▶ AIM OF THE TASK: The line holding "import matplotlib.pyplot as plt" is the last one to output; start at the first line of the data, keep every line in between exactly, and leave out pictures.

-- begin --

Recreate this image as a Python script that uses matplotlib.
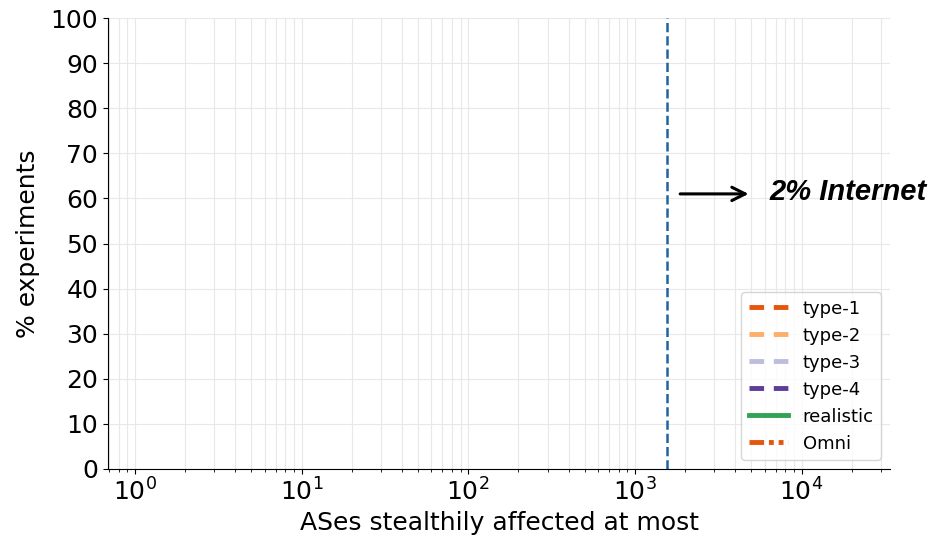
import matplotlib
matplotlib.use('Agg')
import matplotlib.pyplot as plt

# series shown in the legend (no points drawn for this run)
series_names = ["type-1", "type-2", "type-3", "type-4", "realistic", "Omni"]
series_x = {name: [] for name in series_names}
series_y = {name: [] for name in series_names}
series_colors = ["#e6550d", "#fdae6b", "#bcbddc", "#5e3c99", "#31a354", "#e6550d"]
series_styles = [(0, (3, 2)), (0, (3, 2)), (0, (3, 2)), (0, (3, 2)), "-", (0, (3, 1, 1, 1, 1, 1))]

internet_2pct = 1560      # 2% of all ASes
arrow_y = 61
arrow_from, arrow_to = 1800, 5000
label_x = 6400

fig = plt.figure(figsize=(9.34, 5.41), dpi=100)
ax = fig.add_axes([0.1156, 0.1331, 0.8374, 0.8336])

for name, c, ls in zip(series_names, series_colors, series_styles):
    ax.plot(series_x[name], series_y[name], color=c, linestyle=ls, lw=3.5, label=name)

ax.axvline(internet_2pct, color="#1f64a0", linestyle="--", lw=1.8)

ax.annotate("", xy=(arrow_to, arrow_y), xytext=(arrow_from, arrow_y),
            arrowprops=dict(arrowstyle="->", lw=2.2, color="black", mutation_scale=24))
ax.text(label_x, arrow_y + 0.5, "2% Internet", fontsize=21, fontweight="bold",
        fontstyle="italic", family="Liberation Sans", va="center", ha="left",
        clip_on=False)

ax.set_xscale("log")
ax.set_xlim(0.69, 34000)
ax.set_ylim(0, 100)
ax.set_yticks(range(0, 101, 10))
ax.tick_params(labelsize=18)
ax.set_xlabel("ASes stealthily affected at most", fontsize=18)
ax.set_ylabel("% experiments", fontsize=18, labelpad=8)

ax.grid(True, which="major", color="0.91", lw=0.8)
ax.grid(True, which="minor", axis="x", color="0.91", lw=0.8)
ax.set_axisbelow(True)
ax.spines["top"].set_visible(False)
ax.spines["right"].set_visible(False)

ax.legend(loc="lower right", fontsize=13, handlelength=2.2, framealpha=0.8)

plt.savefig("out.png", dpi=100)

-- end --

▶ OUTPUT OF THE EXERCISE:
Recreate this image as a Python script that uses matplotlib.
import matplotlib
matplotlib.use('Agg')
import matplotlib.pyplot as plt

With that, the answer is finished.